• [PROVIDED DATA]:

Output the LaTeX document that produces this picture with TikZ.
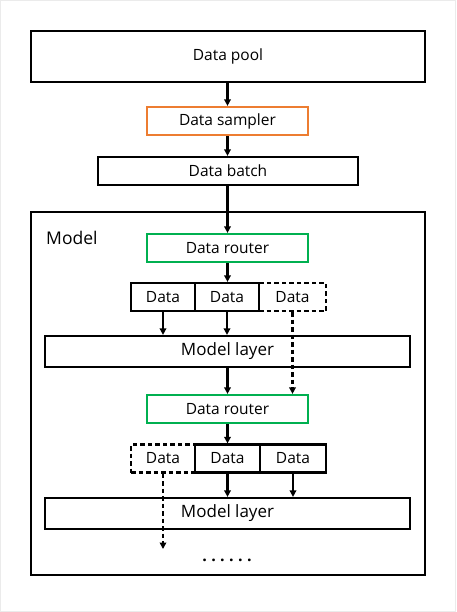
\documentclass[tikz,border=0pt]{standalone}
\usepackage{fontspec}
\setmainfont{Open Sans}
\usetikzlibrary{arrows.meta}
\definecolor{orangeb}{HTML}{ED7D31}
\definecolor{greenb}{HTML}{00B050}
\begin{document}
\begin{tikzpicture}[x=1pt,y=-1pt,
  box/.style={draw=black,line width=2.2pt,inner sep=0pt,font=\fontsize{15.5}{17}\selectfont},
  obox/.style={box,draw=orangeb},
  gbox/.style={box,draw=greenb},
  dbox/.style={box,dash pattern=on 4.5pt off 3pt},
  arr/.style={line width=2.2pt,-{Triangle[length=6.5pt,width=6.5pt]}},
  darr/.style={arr,dash pattern=on 4.5pt off 3pt}]
\useasboundingbox (0,0) rectangle (456,612);
\draw[draw=black!8,line width=1pt] (0.5,0.5) rectangle (455.5,611.5);
\node[box,minimum width=394pt,minimum height=51pt] (pool) at (228,56.5) {Data pool};
\node[obox,minimum width=161pt,minimum height=28pt] (sampler) at (227.5,121) {Data sampler};
\node[box,minimum width=260pt,minimum height=28pt] (batch) at (228,171) {Data batch};
\node[box,minimum width=394pt,minimum height=363pt] (model) at (228,393.5) {};
\node[font=\fontsize{17.5}{20}\selectfont,anchor=west,inner sep=0pt] (mlabel) at (46,238) {Model};
\node[gbox,minimum width=161pt,minimum height=28pt] (router1) at (227.5,248) {Data router};
\node[box,minimum width=64pt,minimum height=28pt] (d11) at (163,297) {Data};
\node[box,minimum width=64pt,minimum height=28pt] (d12) at (227,297) {Data};
\node[dbox,minimum width=67pt,minimum height=28pt] (d13) at (292.5,297) {Data};
\node[box,minimum width=365pt,minimum height=31pt,font=\fontsize{17}{19}\selectfont] (layer1) at (227.5,351.5) {Model layer};
\node[gbox,minimum width=161pt,minimum height=28pt] (router2) at (227.5,409) {Data router};
\node[dbox,minimum width=64pt,minimum height=28pt] (d21) at (163,458.5) {Data};
\node[box,minimum width=65pt,minimum height=28pt] (d22) at (227.5,458.5) {Data};
\node[box,minimum width=66pt,minimum height=28pt] (d23) at (293,458.5) {Data};
\node[box,minimum width=365pt,minimum height=31pt,font=\fontsize{17}{19}\selectfont] (layer2) at (227.5,513.5) {Model layer};
\coordinate (end) at (163,549);
\node[font=\bfseries\fontsize{16}{18}\selectfont,inner sep=0pt] (dots) at (227,560) {.\kern4.4pt.\kern4.4pt.\kern4.4pt.\kern4.4pt.\kern4.4pt.};
\draw[arr] (pool.south -| sampler.north) -- (sampler.north);
\draw[arr] (sampler.south) -- (sampler.south |- batch.north);
\draw[arr] (batch.south -| router1.north) -- (router1.north);
\draw[arr] (router1.south) -- (router1.south |- d12.north);
\draw[arr] (d11.south) -- (d11.south |- layer1.north);
\draw[arr] (d12.south) -- (d12.south |- layer1.north);
\draw[darr] (d13.south) -- (d13.south |- router2.north);
\draw[arr] (layer1.south) -- (router2.north);
\draw[arr] (router2.south) -- (router2.south |- d22.north);
\draw[arr] (d22.south) -- (d22.south |- layer2.north);
\draw[arr] (d23.south) -- (d23.south |- layer2.north);
\draw[darr] (d21.south) -- (end);
\end{tikzpicture}
\end{document}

• [WHAT TO PRODUCE]: Go through the listing above and write it all out exactly, leaving out any picture.

• [ANSWER TO THE EXERCISE]:
Output the LaTeX document that produces this picture with TikZ.
\documentclass[tikz,border=0pt]{standalone}
\usepackage{fontspec}
\setmainfont{Open Sans}
\usetikzlibrary{arrows.meta}
\definecolor{orangeb}{HTML}{ED7D31}
\definecolor{greenb}{HTML}{00B050}
\begin{document}
\begin{tikzpicture}[x=1pt,y=-1pt,
  box/.style={draw=black,line width=2.2pt,inner sep=0pt,font=\fontsize{15.5}{17}\selectfont},
  obox/.style={box,draw=orangeb},
  gbox/.style={box,draw=greenb},
  dbox/.style={box,dash pattern=on 4.5pt off 3pt},
  arr/.style={line width=2.2pt,-{Triangle[length=6.5pt,width=6.5pt]}},
  darr/.style={arr,dash pattern=on 4.5pt off 3pt}]
\useasboundingbox (0,0) rectangle (456,612);
\draw[draw=black!8,line width=1pt] (0.5,0.5) rectangle (455.5,611.5);
\node[box,minimum width=394pt,minimum height=51pt] (pool) at (228,56.5) {Data pool};
\node[obox,minimum width=161pt,minimum height=28pt] (sampler) at (227.5,121) {Data sampler};
\node[box,minimum width=260pt,minimum height=28pt] (batch) at (228,171) {Data batch};
\node[box,minimum width=394pt,minimum height=363pt] (model) at (228,393.5) {};
\node[font=\fontsize{17.5}{20}\selectfont,anchor=west,inner sep=0pt] (mlabel) at (46,238) {Model};
\node[gbox,minimum width=161pt,minimum height=28pt] (router1) at (227.5,248) {Data router};
\node[box,minimum width=64pt,minimum height=28pt] (d11) at (163,297) {Data};
\node[box,minimum width=64pt,minimum height=28pt] (d12) at (227,297) {Data};
\node[dbox,minimum width=67pt,minimum height=28pt] (d13) at (292.5,297) {Data};
\node[box,minimum width=365pt,minimum height=31pt,font=\fontsize{17}{19}\selectfont] (layer1) at (227.5,351.5) {Model layer};
\node[gbox,minimum width=161pt,minimum height=28pt] (router2) at (227.5,409) {Data router};
\node[dbox,minimum width=64pt,minimum height=28pt] (d21) at (163,458.5) {Data};
\node[box,minimum width=65pt,minimum height=28pt] (d22) at (227.5,458.5) {Data};
\node[box,minimum width=66pt,minimum height=28pt] (d23) at (293,458.5) {Data};
\node[box,minimum width=365pt,minimum height=31pt,font=\fontsize{17}{19}\selectfont] (layer2) at (227.5,513.5) {Model layer};
\coordinate (end) at (163,549);
\node[font=\bfseries\fontsize{16}{18}\selectfont,inner sep=0pt] (dots) at (227,560) {.\kern4.4pt.\kern4.4pt.\kern4.4pt.\kern4.4pt.\kern4.4pt.};
\draw[arr] (pool.south -| sampler.north) -- (sampler.north);
\draw[arr] (sampler.south) -- (sampler.south |- batch.north);
\draw[arr] (batch.south -| router1.north) -- (router1.north);
\draw[arr] (router1.south) -- (router1.south |- d12.north);
\draw[arr] (d11.south) -- (d11.south |- layer1.north);
\draw[arr] (d12.south) -- (d12.south |- layer1.north);
\draw[darr] (d13.south) -- (d13.south |- router2.north);
\draw[arr] (layer1.south) -- (router2.north);
\draw[arr] (router2.south) -- (router2.south |- d22.north);
\draw[arr] (d22.south) -- (d22.south |- layer2.north);
\draw[arr] (d23.south) -- (d23.south |- layer2.north);
\draw[darr] (d21.south) -- (end);
\end{tikzpicture}
\end{document}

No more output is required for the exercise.